→ **Do this**:
Copy out the data exactly, leaving the pictures behind.
--- BEGIN Given information ---
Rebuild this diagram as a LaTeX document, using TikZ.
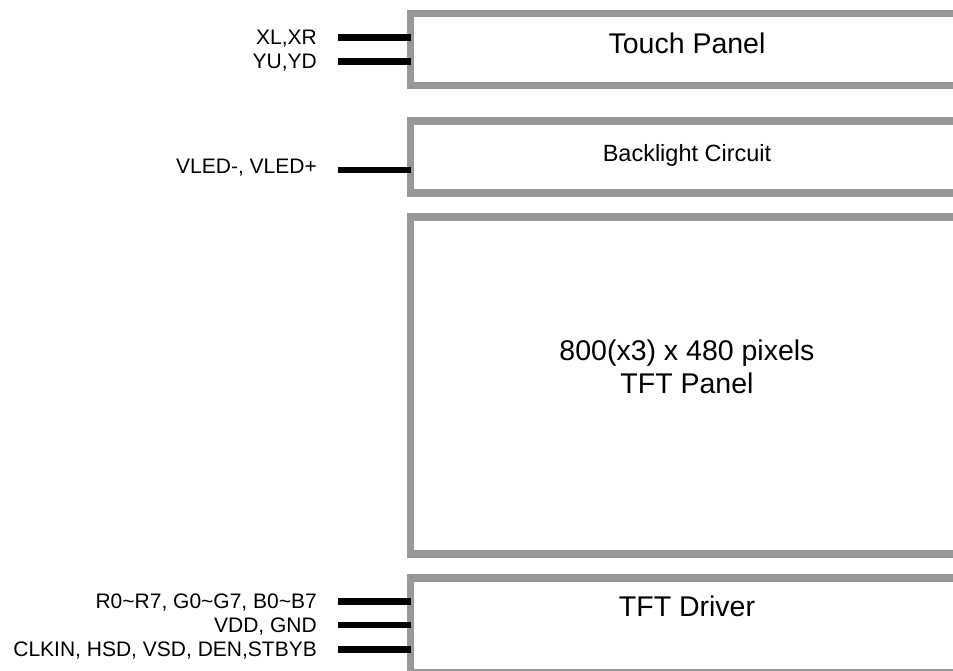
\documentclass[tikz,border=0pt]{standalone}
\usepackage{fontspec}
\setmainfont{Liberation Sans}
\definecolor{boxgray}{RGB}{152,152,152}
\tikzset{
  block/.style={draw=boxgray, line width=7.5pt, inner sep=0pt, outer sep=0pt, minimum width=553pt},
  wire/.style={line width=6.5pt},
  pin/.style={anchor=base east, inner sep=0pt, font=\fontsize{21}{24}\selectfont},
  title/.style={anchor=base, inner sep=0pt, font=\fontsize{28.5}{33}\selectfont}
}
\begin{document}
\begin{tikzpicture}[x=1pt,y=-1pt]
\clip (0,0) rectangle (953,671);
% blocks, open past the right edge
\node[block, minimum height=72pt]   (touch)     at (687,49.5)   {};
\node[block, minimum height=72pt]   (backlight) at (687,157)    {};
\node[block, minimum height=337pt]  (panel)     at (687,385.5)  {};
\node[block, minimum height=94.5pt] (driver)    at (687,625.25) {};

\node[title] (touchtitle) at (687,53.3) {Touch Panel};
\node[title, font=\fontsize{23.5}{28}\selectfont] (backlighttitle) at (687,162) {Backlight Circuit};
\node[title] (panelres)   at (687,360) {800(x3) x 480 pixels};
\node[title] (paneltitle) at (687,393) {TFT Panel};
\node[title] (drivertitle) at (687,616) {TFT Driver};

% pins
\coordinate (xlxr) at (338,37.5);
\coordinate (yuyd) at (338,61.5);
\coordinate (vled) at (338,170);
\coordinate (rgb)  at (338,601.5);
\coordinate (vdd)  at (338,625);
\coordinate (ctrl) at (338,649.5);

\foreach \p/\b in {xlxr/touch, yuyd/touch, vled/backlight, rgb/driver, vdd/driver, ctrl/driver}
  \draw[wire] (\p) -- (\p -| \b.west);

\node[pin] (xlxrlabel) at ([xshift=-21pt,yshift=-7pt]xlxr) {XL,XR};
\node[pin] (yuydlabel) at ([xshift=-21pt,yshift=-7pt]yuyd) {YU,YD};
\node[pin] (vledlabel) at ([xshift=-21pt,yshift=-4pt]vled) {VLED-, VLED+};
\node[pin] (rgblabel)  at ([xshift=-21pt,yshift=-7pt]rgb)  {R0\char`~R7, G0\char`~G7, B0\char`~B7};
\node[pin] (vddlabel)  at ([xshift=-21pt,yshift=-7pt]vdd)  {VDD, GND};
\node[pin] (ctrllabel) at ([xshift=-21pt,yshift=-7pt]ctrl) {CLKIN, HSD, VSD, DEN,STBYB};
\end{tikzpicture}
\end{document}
--- END Given information ---
→ **Answer for this exercise**:
Rebuild this diagram as a LaTeX document, using TikZ.
\documentclass[tikz,border=0pt]{standalone}
\usepackage{fontspec}
\setmainfont{Liberation Sans}
\definecolor{boxgray}{RGB}{152,152,152}
\tikzset{
  block/.style={draw=boxgray, line width=7.5pt, inner sep=0pt, outer sep=0pt, minimum width=553pt},
  wire/.style={line width=6.5pt},
  pin/.style={anchor=base east, inner sep=0pt, font=\fontsize{21}{24}\selectfont},
  title/.style={anchor=base, inner sep=0pt, font=\fontsize{28.5}{33}\selectfont}
}
\begin{document}
\begin{tikzpicture}[x=1pt,y=-1pt]
\clip (0,0) rectangle (953,671);
% blocks, open past the right edge
\node[block, minimum height=72pt]   (touch)     at (687,49.5)   {};
\node[block, minimum height=72pt]   (backlight) at (687,157)    {};
\node[block, minimum height=337pt]  (panel)     at (687,385.5)  {};
\node[block, minimum height=94.5pt] (driver)    at (687,625.25) {};

\node[title] (touchtitle) at (687,53.3) {Touch Panel};
\node[title, font=\fontsize{23.5}{28}\selectfont] (backlighttitle) at (687,162) {Backlight Circuit};
\node[title] (panelres)   at (687,360) {800(x3) x 480 pixels};
\node[title] (paneltitle) at (687,393) {TFT Panel};
\node[title] (drivertitle) at (687,616) {TFT Driver};

% pins
\coordinate (xlxr) at (338,37.5);
\coordinate (yuyd) at (338,61.5);
\coordinate (vled) at (338,170);
\coordinate (rgb)  at (338,601.5);
\coordinate (vdd)  at (338,625);
\coordinate (ctrl) at (338,649.5);

\foreach \p/\b in {xlxr/touch, yuyd/touch, vled/backlight, rgb/driver, vdd/driver, ctrl/driver}
  \draw[wire] (\p) -- (\p -| \b.west);

\node[pin] (xlxrlabel) at ([xshift=-21pt,yshift=-7pt]xlxr) {XL,XR};
\node[pin] (yuydlabel) at ([xshift=-21pt,yshift=-7pt]yuyd) {YU,YD};
\node[pin] (vledlabel) at ([xshift=-21pt,yshift=-4pt]vled) {VLED-, VLED+};
\node[pin] (rgblabel)  at ([xshift=-21pt,yshift=-7pt]rgb)  {R0\char`~R7, G0\char`~G7, B0\char`~B7};
\node[pin] (vddlabel)  at ([xshift=-21pt,yshift=-7pt]vdd)  {VDD, GND};
\node[pin] (ctrllabel) at ([xshift=-21pt,yshift=-7pt]ctrl) {CLKIN, HSD, VSD, DEN,STBYB};
\end{tikzpicture}
\end{document}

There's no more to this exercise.